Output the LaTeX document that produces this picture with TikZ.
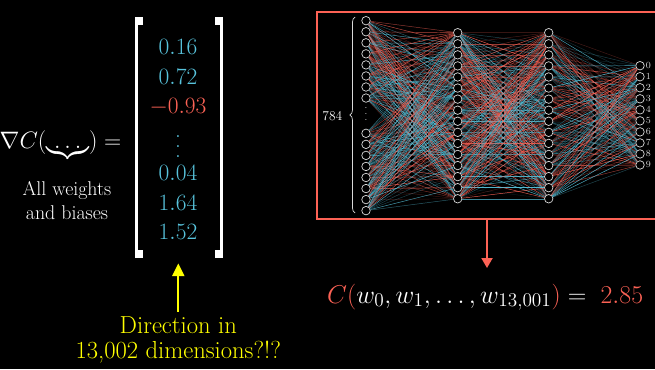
\documentclass[tikz,border=0pt]{standalone}
\usepackage{fix-cm}
\usepackage{amsmath}
\usepackage{amssymb}
\usepackage{tikz}
\usetikzlibrary{arrows.meta}
\usetikzlibrary{decorations.pathreplacing}
\usetikzlibrary{fit}
\DeclareMathSizes{22}{22}{16.5}{12}
\definecolor{netred}{HTML}{FC6255}
\definecolor{netblue}{HTML}{58C4DD}
\definecolor{diryellow}{HTML}{FFFF00}
\colorlet{weight0}{netred}
\colorlet{weight1}{netblue}
\newcommand{\eqfont}{\fontsize{20}{24}\selectfont}
\newcommand{\costfont}{\fontsize{22}{26}\selectfont}
\newcommand{\colvdots}[1]{\vbox{\baselineskip=#1\lineskiplimit=0pt\hbox{.}\hbox{.}\hbox{.}}}
\tikzstyle{neuron} = [circle, draw = white!85!black, fill = black, line width = 0.6pt, inner sep = 0, minimum size = 0.255cm]
\tikzstyle{edge} = [line width = 0.4pt]
\tikzstyle{entry} = [anchor = base, inner sep = 0, font = \eqfont]
\tikzstyle{bracket} = [fill = white]
\tikzstyle{yellow pointer} = [line width = 1.7pt, -{Triangle[width = 0.36cm, length = 0.38cm]}]
\tikzstyle{red pointer} = [line width = 1.7pt, -{Triangle[width = 0.33cm, length = 0.3cm]}]

\begin{document}
\begin{tikzpicture}[x = 0.03cm, y = -0.03cm]
    \fill [black] (0, 0) rectangle (655, 369);
    \useasboundingbox (0, 0) rectangle (655, 369);

    \node [anchor = base east, inner sep = 0, text = white, font = \fontsize{20.3}{24}\selectfont]
          (grad) at (121.5, 148) {$\nabla C(\underbrace{\ldots}) =$};
    \node [anchor = north, align = center, inner sep = 0, text = white,
           font = \fontsize{17}{20}\selectfont]
          (params) at (67, 181.5) {All weights\\and biases};

    \fill [bracket] (135, 17) rectangle (143, 25);
    \fill [bracket] (135, 17) rectangle (137.5, 258);
    \fill [bracket] (135, 250) rectangle (143, 258);
    \fill [bracket] (214.5, 17) rectangle (222.5, 25);
    \fill [bracket] (220, 17) rectangle (222.5, 258);
    \fill [bracket] (214.5, 250) rectangle (222.5, 258);

    \foreach \v/\y/\c [count = \k] in {0.16/55/netblue, 0.72/84.3/netblue,
        -0.93/113.3/netred, 0.04/180/netblue, 1.64/210/netblue, 1.52/239.3/netblue}
    {
        \node [entry, text = \c] (g\k) at (178, \y) {$\v$};
    }
    \node [entry, anchor = center, text = netblue] (gdots) at (178, 146.5) {\colvdots{8.25pt}};

    \node [anchor = north, align = center, inner sep = 0, text = diryellow,
           font = \fontsize{21}{21.3}\selectfont]
          (dir) at (178.3, 316.5) {Direction in\\13,002 dimensions?!?};
    \coordinate (dirtip) at (178.3, 263.5);
    \draw [yellow pointer, diryellow, shorten <= 0.14cm] (dir.north) -- (dirtip);

    \node [fit = {(317, 12) (657, 219)}, inner sep = 0, draw = netred, line width = 1.7pt] (netbox) {};

    \foreach \k in {1, ..., 8}
    {
        \node [neuron] (in\k) at (366, {20.7 + 11.05 * (\k - 1)}) {};
    }
    \foreach \k in {9, ..., 16}
    {
        \node [neuron] (in\k) at (366, {133.3 + 11.05 * (\k - 9)}) {};
    }
    \node [inner sep = 0, text = white!85!black, font = \fontsize{8}{9}\selectfont]
          (indots) at (366, 114) {\colvdots{4.8pt}};

    \foreach \k in {1, ..., 16}
    {
        \node [neuron] (ha\k) at (457.7, {32.7 + 11.07 * (\k - 1)}) {};
        \node [neuron] (hb\k) at (548.7, {32.7 + 11.07 * (\k - 1)}) {};
    }

    \foreach \k in {0, ..., 9}
    {
        \node [neuron, label = {[label distance = 0.4pt, inner sep = 0.5pt, text = white!85!black,
               font = \fontsize{8}{9}\selectfont]right:\k}]
              (out\k) at (640, {65.7 + 11.03 * \k}) {};
    }

    \pgfmathsetseed{13}
    \foreach \a in {1, ..., 16}
    {
        \foreach \b in {1, ..., 16}
        {
            \pgfmathtruncatemacro{\wsg}{rnd < 0.5 ? 0 : 1}
            \pgfmathsetmacro{\wop}{0.12 + 0.85 * rnd}
            \draw [edge, draw = weight\wsg, draw opacity = \wop] (in\a) -- (ha\b);
            \pgfmathtruncatemacro{\wsg}{rnd < 0.5 ? 0 : 1}
            \pgfmathsetmacro{\wop}{0.12 + 0.85 * rnd}
            \draw [edge, draw = weight\wsg, draw opacity = \wop] (ha\a) -- (hb\b);
        }
    }
    \foreach \a in {1, ..., 16}
    {
        \foreach \b in {0, ..., 9}
        {
            \pgfmathtruncatemacro{\wsg}{rnd < 0.5 ? 0 : 1}
            \pgfmathsetmacro{\wop}{0.12 + 0.85 * rnd}
            \draw [edge, draw = weight\wsg, draw opacity = \wop] (hb\a) -- (out\b);
        }
    }

    \draw [decorate, decoration = {brace, amplitude = 4.3pt}, white!85!black, line width = 0.6pt]
          (355, 213) -- (355, 17);
    \node [anchor = east, inner sep = 0, text = white, font = \fontsize{11.5}{13}\selectfont]
          (width) at (342.5, 116.5) {784};

    \coordinate (costtip) at (487, 268);
    \draw [red pointer, netred] (netbox.south) -- (costtip);
    \node [anchor = base west, inner sep = 0, text = white, font = \costfont]
          (cost) at (327, 303)
          {$\textcolor{netred}{C(}w_0, w_1, \ldots, w_{13,001}\textcolor{netred}{)} = \; \textcolor{netred}{2.85}$};
\end{tikzpicture}
\end{document}
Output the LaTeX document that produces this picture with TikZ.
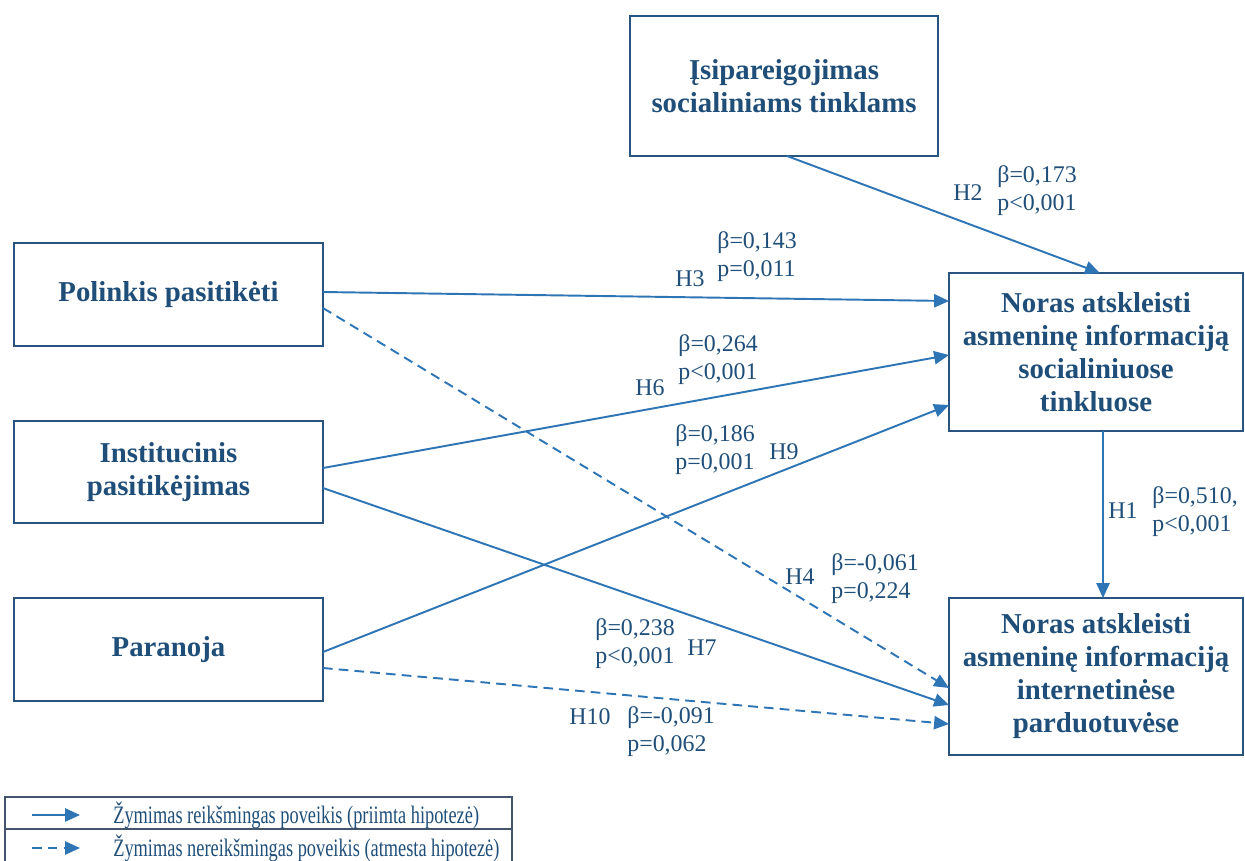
\documentclass[tikz,border=0pt]{standalone}
\usepackage{fontspec}
\setmainfont{Liberation Serif}
\newfontfamily\legendfont[FakeStretch=0.73]{Liberation Serif}
\usetikzlibrary{arrows.meta,calc}
\definecolor{txtblue}{RGB}{31,78,121}
\definecolor{boxblue}{RGB}{41,84,128}
\definecolor{arrblue}{RGB}{46,117,182}
\definecolor{legline}{RGB}{68,84,106}
\begin{document}
\begin{tikzpicture}[x=0.02cm,y=-0.02cm,
  construct/.style={draw=boxblue,line width=1.1pt,inner sep=0pt,outer sep=0pt,
    align=center,text=txtblue,font=\fontsize{16.4}{18.8}\selectfont\bfseries},
  effect/.style={draw=arrblue,line width=1.1pt,-{Triangle[length=8.5pt,width=7.5pt]}},
  weak/.style={effect,dash pattern=on 5.5pt off 3.5pt},
  coef/.style={inner sep=0pt,text=txtblue,align=left,anchor=west,
    font=\fontsize{13.6}{15.9}\selectfont},
  hyp/.style={inner sep=0pt,text=txtblue,font=\fontsize{13.6}{15.9}\selectfont},
  legtext/.style={inner sep=0pt,anchor=west,text=txtblue,
    font=\legendfont\fontsize{14.3}{16}\selectfont},
]
\useasboundingbox (0,0) rectangle (1245,860);

% constructs
\node[construct,minimum width=6.16cm,minimum height=2.80cm] (com) at (784,86)
  {Įsipareigojimas\\socialiniams tinklams};
\node[construct,minimum width=6.18cm,minimum height=2.06cm] (pol) at (168.5,294.5)
  {Polinkis pasitikėti};
\node[construct,minimum width=6.18cm,minimum height=2.04cm] (inst) at (168.5,472)
  {Institucinis\\pasitikėjimas};
\node[construct,minimum width=6.18cm,minimum height=2.06cm] (par) at (168.5,649.5)
  {Paranoja};
\node[construct,minimum width=5.88cm,minimum height=3.16cm] (soc) at (1096,352)
  {Noras atskleisti\\asmeninę informaciją\\socialiniuose\\tinkluose};
\node[construct,minimum width=5.88cm,minimum height=3.14cm] (shop) at (1096,676.5)
  {Noras atskleisti\\asmeninę informaciją\\internetinėse\\parduotuvėse};

% paths
\draw[effect] ($(com.south)+(3,0)$) -- ($(soc.north)+(4,0)$);
\draw[effect] ($(pol.east)+(0,-2.5)$) -- ($(soc.west)+(0,-51)$);
\draw[weak]   ($(pol.east)+(0,13.5)$) -- ($(shop.west)+(0,11.5)$);
\draw[effect] ($(inst.east)+(0,-4)$) -- ($(soc.west)+(0,3)$);
\draw[effect] ($(inst.east)+(0,16)$) -- ($(shop.west)+(0,28.5)$);
\draw[effect] ($(par.east)+(0,2.5)$) -- ($(soc.west)+(0,53)$);
\draw[weak]   ($(par.east)+(0,18.5)$) -- ($(shop.west)+(0,47.5)$);
\draw[effect] ($(soc.south)+(7,0)$) -- ($(shop.north)+(7,0)$);

% coefficients
\node[hyp] (h2) at (968,193) {H2};
\node[coef] (c2) at (997,191) {β=0,173\\p<0,001};
\node[hyp] (h3) at (690,279) {H3};
\node[coef] (c3) at (717,257) {β=0,143\\p=0,011};
\node[hyp] (h6) at (650,388) {H6};
\node[coef] (c6) at (678,360) {β=0,264\\p<0,001};
\node[hyp] (h9) at (784,452) {H9};
\node[coef] (c9) at (675,450) {β=0,186\\p=0,001};
\node[hyp] (h4) at (800,577) {H4};
\node[coef] (c4) at (831,579) {β=-0,061\\p=0,224};
\node[hyp] (h7) at (702,648) {H7};
\node[coef] (c7) at (595,644) {β=0,238\\p<0,001};
\node[hyp] (h10) at (590,717) {H10};
\node[coef] (c10) at (627,732) {β=-0,091\\p=0,062};
\node[hyp] (h1) at (1123,511) {H1};
\node[coef] (c1) at (1152,512) {β=0,510,\\p<0,001};

% legend
\draw[legline,line width=0.6pt] (5,870) -- (5,797) -- (512,797) -- (512,870);
\draw[legline,line width=0.6pt] (5,829) -- (512,829);
\coordinate (la) at (32,815);
\coordinate (lb) at (80,815);
\coordinate (lc) at (32,848);
\coordinate (ld) at (80,848);
\draw[effect] (la) -- (lb);
\draw[weak] (lc) -- (ld);
\node[legtext] (l1) at (113,815) {Žymimas reikšmingas poveikis (priimta hipotezė)};
\node[legtext] (l2) at (113,848) {Žymimas nereikšmingas poveikis (atmesta hipotezė)};
\end{tikzpicture}
\end{document}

WRITTEN REQUEST
Repeat, exactly and in full, each line from the start of the data to the line that contains "(params) at (67, 181.5)". Pictures do not go in.

OUTPUT BELOW
Output the LaTeX document that produces this picture with TikZ.
\documentclass[tikz,border=0pt]{standalone}
\usepackage{fix-cm}
\usepackage{amsmath}
\usepackage{amssymb}
\usepackage{tikz}
\usetikzlibrary{arrows.meta}
\usetikzlibrary{decorations.pathreplacing}
\usetikzlibrary{fit}
\DeclareMathSizes{22}{22}{16.5}{12}
\definecolor{netred}{HTML}{FC6255}
\definecolor{netblue}{HTML}{58C4DD}
\definecolor{diryellow}{HTML}{FFFF00}
\colorlet{weight0}{netred}
\colorlet{weight1}{netblue}
\newcommand{\eqfont}{\fontsize{20}{24}\selectfont}
\newcommand{\costfont}{\fontsize{22}{26}\selectfont}
\newcommand{\colvdots}[1]{\vbox{\baselineskip=#1\lineskiplimit=0pt\hbox{.}\hbox{.}\hbox{.}}}
\tikzstyle{neuron} = [circle, draw = white!85!black, fill = black, line width = 0.6pt, inner sep = 0, minimum size = 0.255cm]
\tikzstyle{edge} = [line width = 0.4pt]
\tikzstyle{entry} = [anchor = base, inner sep = 0, font = \eqfont]
\tikzstyle{bracket} = [fill = white]
\tikzstyle{yellow pointer} = [line width = 1.7pt, -{Triangle[width = 0.36cm, length = 0.38cm]}]
\tikzstyle{red pointer} = [line width = 1.7pt, -{Triangle[width = 0.33cm, length = 0.3cm]}]

\begin{document}
\begin{tikzpicture}[x = 0.03cm, y = -0.03cm]
    \fill [black] (0, 0) rectangle (655, 369);
    \useasboundingbox (0, 0) rectangle (655, 369);

    \node [anchor = base east, inner sep = 0, text = white, font = \fontsize{20.3}{24}\selectfont]
          (grad) at (121.5, 148) {$\nabla C(\underbrace{\ldots}) =$};
    \node [anchor = north, align = center, inner sep = 0, text = white,
           font = \fontsize{17}{20}\selectfont]
          (params) at (67, 181.5) {All weights\\and biases};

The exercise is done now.